Because the map h ↦ gh is a bijection from H onto gH. It is onto by the definition of gH = {gh : h ∈ H}, and it is one-to-one by the cancellation law: gh₁ = gh₂ implies h₁ = h₂ after multiplying by g⁻¹. This uses the group's invertibility, which a mere subset would lack, so |gH| = |H| for every g.
What is the index [G:H] and how does it relate to the theorem?
The index [G:H] is the number of distinct left cosets of H in G. Lagrange's Theorem is equivalent to the multiplicative identity |G| = [G:H]·|H|. So the index equals |G|/|H| for finite groups, and it counts how many translated copies of H are needed to tile G.
Does Lagrange's Theorem hold for infinite groups?
The index equation |G| = [G:H]·|H| remains valid as an equation of cardinal numbers, and the coset partition still works. But the arithmetic statement '|H| divides |G|' loses meaning, since divisibility is defined for natural numbers, not for infinite cardinals. For example, 2ℤ ≤ ℤ has finite index 2 yet both groups are infinite.
How does Lagrange's Theorem imply Fermat's little theorem?

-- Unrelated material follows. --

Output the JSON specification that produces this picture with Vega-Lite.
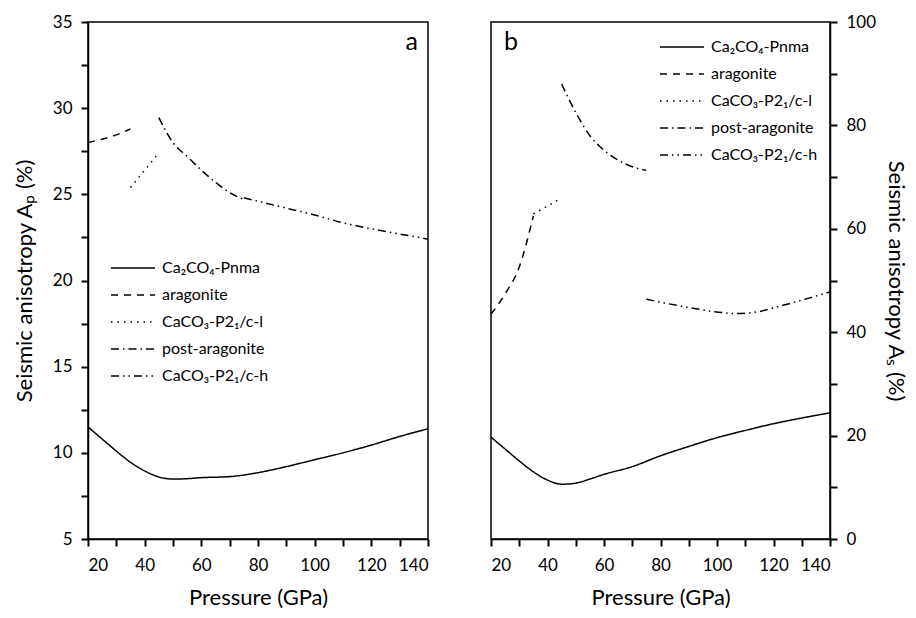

Lagrange gives g^|G| = e for every element of a finite group G, since ord(g) divides |G|. Apply this to G = (ℤ/pℤ)ˣ, the multiplicative group of nonzero residues mod a prime p, which has order p−1. Then for any a not divisible by p, a^(p−1) ≡ 1 (mod p) — exactly Fermat's little theorem. The same argument with (ℤ/nℤ)ˣ of order φ(n) yields Euler's theorem.